ANRAG noted that processors, in several cases, paid prices comparable to or higher than those offered by traders and aggregators, describing the minimum price regime as a protective floor rather than a ceiling.
“This evidence does not support the claim that farmers depend on exports to secure fair prices,” the statement said.
No monopoly in the rubber industry
The Association also rejected claims that Ghana Rubber Estates Limited (GREL) monopolises the rubber sector, noting that Ghana currently has seven licensed rubber processing factories, in addition to numerous licensed traders and aggregators.

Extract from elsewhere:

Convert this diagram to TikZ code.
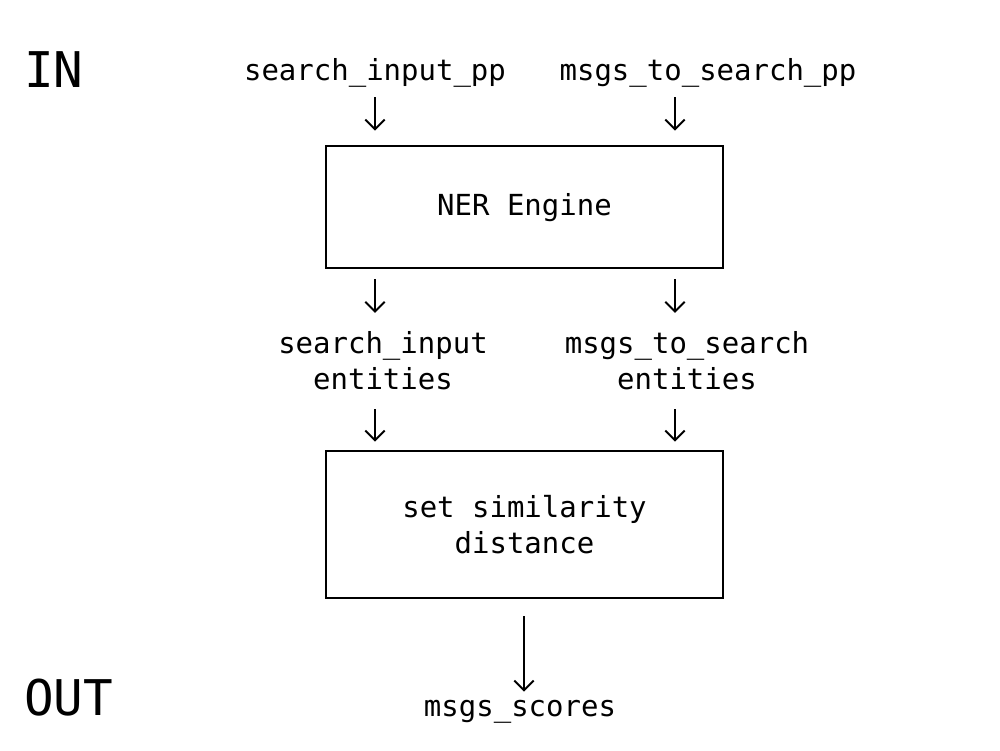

“A market with multiple processors and competing buyers cannot be described as a monopoly,” ANRAG stated.
Export valuation and value-addition concerns
Beyond pricing, ANRAG raised concerns about export valuation and lost domestic value addition.
Export data covering 10 months of 2025 — January to September and December — indicate that about 39,000 metric tonnes of raw rubber were exported under 195 export declarations.
Based on declared customs records, the Free on Board (FOB) value of these exports stood at approximately US$4.48 million. However, when benchmarked against TCDA’s minimum purchase reference prices, ANRAG’s preliminary analysis suggests an indicative export value of about US$26.03 million, implying a potential valuation gap of roughly US$21.55 million.
The Association further estimated that if the exported volumes had been processed domestically, Ghana could have generated about US$75.79 million in export revenue, based on prevailing international prices for processed rubber (Technically Specified Rubber – TSR) used by the TCDA.
Compared with the declared US$4.48 million from raw rubber exports, ANRAG said this represents foregone value-addition and foreign exchange earnings of approximately US$71.17 million.
Regulatory process and forex exposure
ANRAG also cited Regulation 50 of the Tree Crops Development Authority Regulations, 2023 (L.I. 2471), which requires TCDA, in consultation with the relevant value-chain committee, to determine the proportion of produce reserved for local processors before export.
The Association said it is not aware that such consultation with the Rubber Value Chain Committee took place prior to the issuance of export permits, raising concerns about compliance with the regulatory process.
On foreign exchange, ANRAG noted that under-declaration of export values, if established, could reduce the amount of foreign currency repatriated through authorised banking channels, potentially incentivising raw material exports over domestic processing.
While stopping short of alleging non-compliance, the Association said resistance to export restrictions “raises legitimate questions about who benefits most from the current export regime.”
Credit financing risks
ANRAG warned that sustained exports of raw rubber are undermining long-standing credit-financing arrangements in the sector, exposing banks and farmer outgrower schemes to repayment risks.
It cited tripartite financing structures involving farmer groups, technical operators such as GREL and Rubber Processing Ghana Limited (RPGL), and financial institutions including the Agricultural Development Bank (ADB) and National Investment Bank (NIB).
Between 1995 and 2016, these facilities supported over 9,200 farmers, financed more than 32,000 hectares of plantations and involved total credit exposure of about €61.8 million.
According to ANRAG, diversion of raw rubber away from domestic processors has weakened cash flows, stalled reinvestment and increased repayment risks across the value chain.
Call for unity and data-driven oversight
The Association rejected claims that farmers are resisting export restrictions, stating that farmers continue to enjoy guaranteed market access and prices above statutory minimums.
ANRAG reaffirmed its support for the TCDA’s statutory mandate under Act 1010 and L.I. 2471, and called for unity across the rubber value chain.
As Ghana seeks to strengthen its balance-of-payments position and deepen agro-industrialisation, the Association said the raw rubber export debate should be guided by data-driven oversight of export valuation, forex compliance and domestic value addition.